- [REQUIRED WORK] Transcribe the listing in full, excluding any pictures.

--- BEGIN ---

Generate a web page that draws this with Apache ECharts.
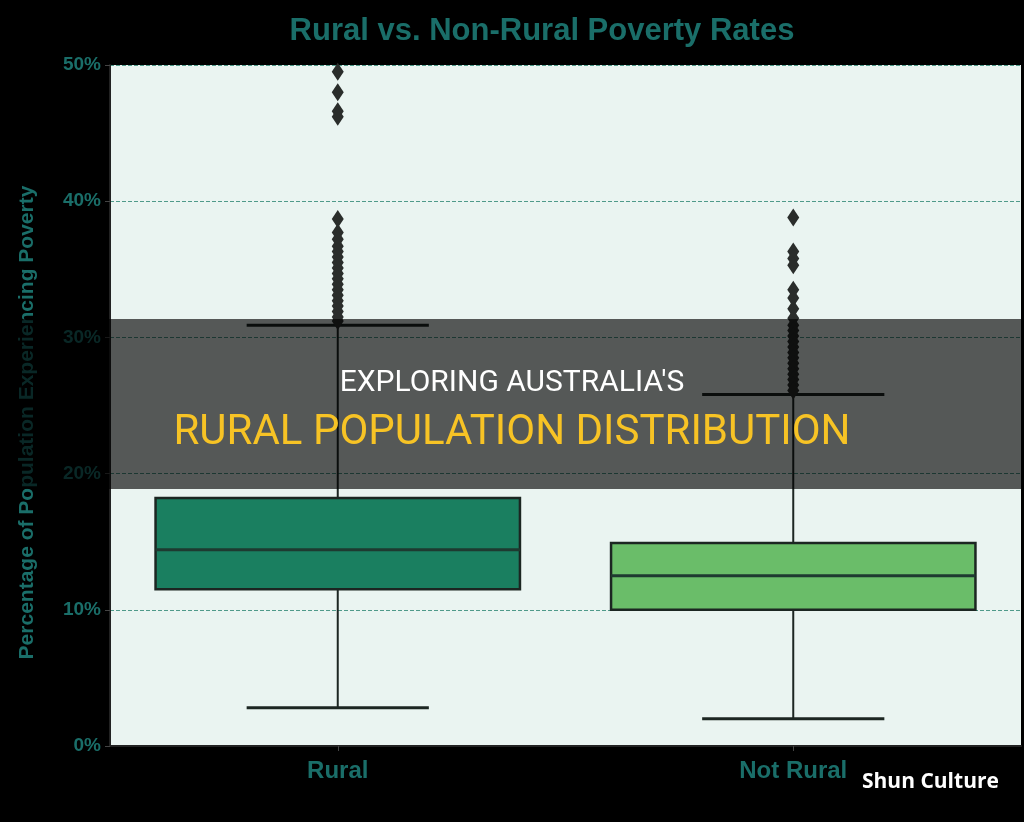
<!DOCTYPE html>
<html>
<head>
<meta charset="utf-8">
<script src="https://cdn.jsdelivr.net/npm/echarts@6/dist/echarts.min.js"></script>
<style>
html,body{margin:0;padding:0;background:#000;}
#chart{width:1024px;height:822px;}
</style>
</head>
<body>
<div id="chart"></div>
<script>
var categories = ['Rural', 'Not Rural'];
// [lowWhisker, Q1, median, Q3, highWhisker]
var ruralStats = [2.8, 11.5, 14.4, 18.2, 30.9];
var notRuralStats = [2.0, 10.0, 12.5, 14.9, 25.8];
var ruralOutliers = [49.5, 48.0, 46.6, 46.2, 38.7, 37.7, 37.2, 36.7, 36.3, 35.9, 35.5, 35.1, 34.7, 34.3, 33.9, 33.5, 33.1, 32.7, 32.3, 31.9, 31.5, 31.2];
var notRuralOutliers = [38.8, 36.3, 35.8, 35.3, 33.5, 32.9, 32.1, 31.4, 30.9, 30.5, 30.1, 29.7, 29.3, 28.9, 28.5, 28.1, 27.7, 27.3, 26.9, 26.5, 26.1];
var yTicks = [0, 10, 20, 30, 40, 50];
var boxColors = ['#1a7f60', '#6abd69'];

var boxData = [[0].concat(ruralStats), [1].concat(notRuralStats)];
var outlierData = [];
ruralOutliers.forEach(function(v){ outlierData.push([0, v]); });
notRuralOutliers.forEach(function(v){ outlierData.push([1, v]); });

var teal = '#1a6e69';
var chart = echarts.init(document.getElementById('chart'));
chart.setOption({
  backgroundColor: '#000',
  animation: false,
  title: {
    text: 'Rural vs. Non-Rural Poverty Rates',
    left: 537, top: 11, textAlign: 'center',
    textStyle: {color: teal, fontSize: 31, fontWeight: 900, fontFamily: 'Liberation Sans'}
  },
  grid: {left: 110, right: 3, top: 65, bottom: 76, show: true, backgroundColor: '#eaf4f1', borderWidth: 0},
  xAxis: {
    type: 'category', data: categories,
    axisLine: {lineStyle: {color: '#222', width: 2}},
    axisTick: {show: true, alignWithLabel: true, length: 5, lineStyle: {color: '#444'}},
    axisLabel: {color: teal, fontSize: 24, fontWeight: 'bold', fontFamily: 'Liberation Sans', margin: 13},
    splitLine: {show: false}
  },
  yAxis: {
    type: 'value', min: yTicks[0], max: yTicks[yTicks.length-1], interval: 10,
    name: 'Percentage of Population Experiencing Poverty',
    nameLocation: 'middle', nameGap: 72, nameRotate: 90,
    nameTextStyle: {color: teal, fontSize: 21, fontWeight: 'bold', fontFamily: 'Liberation Sans', padding: [0, 34, 0, 0]},
    axisLine: {show: true, lineStyle: {color: '#222', width: 2}},
    axisTick: {show: true, length: 5, lineStyle: {color: '#444'}},
    axisLabel: {color: teal, fontSize: 19, fontWeight: 'bold', fontFamily: 'Liberation Sans', margin: 9,
      formatter: function(v){ return v + '%'; }},
    splitLine: {show: true, lineStyle: {color: '#4f9a8a', type: 'dashed', width: 1}}
  },
  series: [
    {
      type: 'custom',
      data: boxData,
      z: 3,
      renderItem: function(params, api){
        var idx = api.value(0);
        var lo = api.coord([idx, api.value(1)]);
        var q1 = api.coord([idx, api.value(2)]);
        var med = api.coord([idx, api.value(3)]);
        var q3 = api.coord([idx, api.value(4)]);
        var hi = api.coord([idx, api.value(5)]);
        var band = api.size([1, 0])[0];
        var bw = band * 0.8, cw = band * 0.4;
        var cx = lo[0];
        var stroke = '#1c2622';
        return {
          type: 'group',
          children: [
            {type: 'line', shape: {x1: cx, y1: q3[1], x2: cx, y2: hi[1]}, style: {stroke: stroke, lineWidth: 2}},
            {type: 'line', shape: {x1: cx, y1: q1[1], x2: cx, y2: lo[1]}, style: {stroke: stroke, lineWidth: 2}},
            {type: 'line', shape: {x1: cx - cw/2, y1: hi[1], x2: cx + cw/2, y2: hi[1]}, style: {stroke: stroke, lineWidth: 3}},
            {type: 'line', shape: {x1: cx - cw/2, y1: lo[1], x2: cx + cw/2, y2: lo[1]}, style: {stroke: stroke, lineWidth: 3}},
            {type: 'rect', shape: {x: cx - bw/2, y: q3[1], width: bw, height: q1[1] - q3[1]},
              style: {fill: boxColors[idx], stroke: stroke, lineWidth: 2.5}},
            {type: 'line', shape: {x1: cx - bw/2, y1: med[1], x2: cx + bw/2, y2: med[1]}, style: {stroke: '#1e3a30', lineWidth: 3}}
          ]
        };
      }
    },
    {
      type: 'scatter',
      data: outlierData,
      symbol: 'diamond',
      symbolSize: [12, 18],
      z: 4,
      itemStyle: {color: '#2a2d2b', opacity: 1}
    }
  ],
  graphic: [
    {type: 'rect', left: 0, top: 319, z: 100, shape: {width: 1024, height: 170}, style: {fill: 'rgba(0,0,0,0.64)'}},
    {type: 'text', z: 101, left: 'center', top: 368, style: {text: "EXPLORING AUSTRALIA'S", fill: '#ffffff', font: '30px Roboto, sans-serif'}},
    {type: 'text', z: 101, left: 'center', top: 412, style: {text: 'RURAL POPULATION DISTRIBUTION', fill: '#f7c325', font: '42px Roboto, sans-serif'}},
    {type: 'text', z: 101, left: 862, top: 772, style: {text: 'Shun Culture', fill: '#ffffff', font: 'bold 21px "Open Sans", sans-serif'}}
  ]
});
</script>
</body>
</html>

--- END ---

- [SOLUTION BELOW]
Generate a web page that draws this with Apache ECharts.
<!DOCTYPE html>
<html>
<head>
<meta charset="utf-8">
<script src="https://cdn.jsdelivr.net/npm/echarts@6/dist/echarts.min.js"></script>
<style>
html,body{margin:0;padding:0;background:#000;}
#chart{width:1024px;height:822px;}
</style>
</head>
<body>
<div id="chart"></div>
<script>
var categories = ['Rural', 'Not Rural'];
// [lowWhisker, Q1, median, Q3, highWhisker]
var ruralStats = [2.8, 11.5, 14.4, 18.2, 30.9];
var notRuralStats = [2.0, 10.0, 12.5, 14.9, 25.8];
var ruralOutliers = [49.5, 48.0, 46.6, 46.2, 38.7, 37.7, 37.2, 36.7, 36.3, 35.9, 35.5, 35.1, 34.7, 34.3, 33.9, 33.5, 33.1, 32.7, 32.3, 31.9, 31.5, 31.2];
var notRuralOutliers = [38.8, 36.3, 35.8, 35.3, 33.5, 32.9, 32.1, 31.4, 30.9, 30.5, 30.1, 29.7, 29.3, 28.9, 28.5, 28.1, 27.7, 27.3, 26.9, 26.5, 26.1];
var yTicks = [0, 10, 20, 30, 40, 50];
var boxColors = ['#1a7f60', '#6abd69'];

var boxData = [[0].concat(ruralStats), [1].concat(notRuralStats)];
var outlierData = [];
ruralOutliers.forEach(function(v){ outlierData.push([0, v]); });
notRuralOutliers.forEach(function(v){ outlierData.push([1, v]); });

var teal = '#1a6e69';
var chart = echarts.init(document.getElementById('chart'));
chart.setOption({
  backgroundColor: '#000',
  animation: false,
  title: {
    text: 'Rural vs. Non-Rural Poverty Rates',
    left: 537, top: 11, textAlign: 'center',
    textStyle: {color: teal, fontSize: 31, fontWeight: 900, fontFamily: 'Liberation Sans'}
  },
  grid: {left: 110, right: 3, top: 65, bottom: 76, show: true, backgroundColor: '#eaf4f1', borderWidth: 0},
  xAxis: {
    type: 'category', data: categories,
    axisLine: {lineStyle: {color: '#222', width: 2}},
    axisTick: {show: true, alignWithLabel: true, length: 5, lineStyle: {color: '#444'}},
    axisLabel: {color: teal, fontSize: 24, fontWeight: 'bold', fontFamily: 'Liberation Sans', margin: 13},
    splitLine: {show: false}
  },
  yAxis: {
    type: 'value', min: yTicks[0], max: yTicks[yTicks.length-1], interval: 10,
    name: 'Percentage of Population Experiencing Poverty',
    nameLocation: 'middle', nameGap: 72, nameRotate: 90,
    nameTextStyle: {color: teal, fontSize: 21, fontWeight: 'bold', fontFamily: 'Liberation Sans', padding: [0, 34, 0, 0]},
    axisLine: {show: true, lineStyle: {color: '#222', width: 2}},
    axisTick: {show: true, length: 5, lineStyle: {color: '#444'}},
    axisLabel: {color: teal, fontSize: 19, fontWeight: 'bold', fontFamily: 'Liberation Sans', margin: 9,
      formatter: function(v){ return v + '%'; }},
    splitLine: {show: true, lineStyle: {color: '#4f9a8a', type: 'dashed', width: 1}}
  },
  series: [
    {
      type: 'custom',
      data: boxData,
      z: 3,
      renderItem: function(params, api){
        var idx = api.value(0);
        var lo = api.coord([idx, api.value(1)]);
        var q1 = api.coord([idx, api.value(2)]);
        var med = api.coord([idx, api.value(3)]);
        var q3 = api.coord([idx, api.value(4)]);
        var hi = api.coord([idx, api.value(5)]);
        var band = api.size([1, 0])[0];
        var bw = band * 0.8, cw = band * 0.4;
        var cx = lo[0];
        var stroke = '#1c2622';
        return {
          type: 'group',
          children: [
            {type: 'line', shape: {x1: cx, y1: q3[1], x2: cx, y2: hi[1]}, style: {stroke: stroke, lineWidth: 2}},
            {type: 'line', shape: {x1: cx, y1: q1[1], x2: cx, y2: lo[1]}, style: {stroke: stroke, lineWidth: 2}},
            {type: 'line', shape: {x1: cx - cw/2, y1: hi[1], x2: cx + cw/2, y2: hi[1]}, style: {stroke: stroke, lineWidth: 3}},
            {type: 'line', shape: {x1: cx - cw/2, y1: lo[1], x2: cx + cw/2, y2: lo[1]}, style: {stroke: stroke, lineWidth: 3}},
            {type: 'rect', shape: {x: cx - bw/2, y: q3[1], width: bw, height: q1[1] - q3[1]},
              style: {fill: boxColors[idx], stroke: stroke, lineWidth: 2.5}},
            {type: 'line', shape: {x1: cx - bw/2, y1: med[1], x2: cx + bw/2, y2: med[1]}, style: {stroke: '#1e3a30', lineWidth: 3}}
          ]
        };
      }
    },
    {
      type: 'scatter',
      data: outlierData,
      symbol: 'diamond',
      symbolSize: [12, 18],
      z: 4,
      itemStyle: {color: '#2a2d2b', opacity: 1}
    }
  ],
  graphic: [
    {type: 'rect', left: 0, top: 319, z: 100, shape: {width: 1024, height: 170}, style: {fill: 'rgba(0,0,0,0.64)'}},
    {type: 'text', z: 101, left: 'center', top: 368, style: {text: "EXPLORING AUSTRALIA'S", fill: '#ffffff', font: '30px Roboto, sans-serif'}},
    {type: 'text', z: 101, left: 'center', top: 412, style: {text: 'RURAL POPULATION DISTRIBUTION', fill: '#f7c325', font: '42px Roboto, sans-serif'}},
    {type: 'text', z: 101, left: 862, top: 772, style: {text: 'Shun Culture', fill: '#ffffff', font: 'bold 21px "Open Sans", sans-serif'}}
  ]
});
</script>
</body>
</html>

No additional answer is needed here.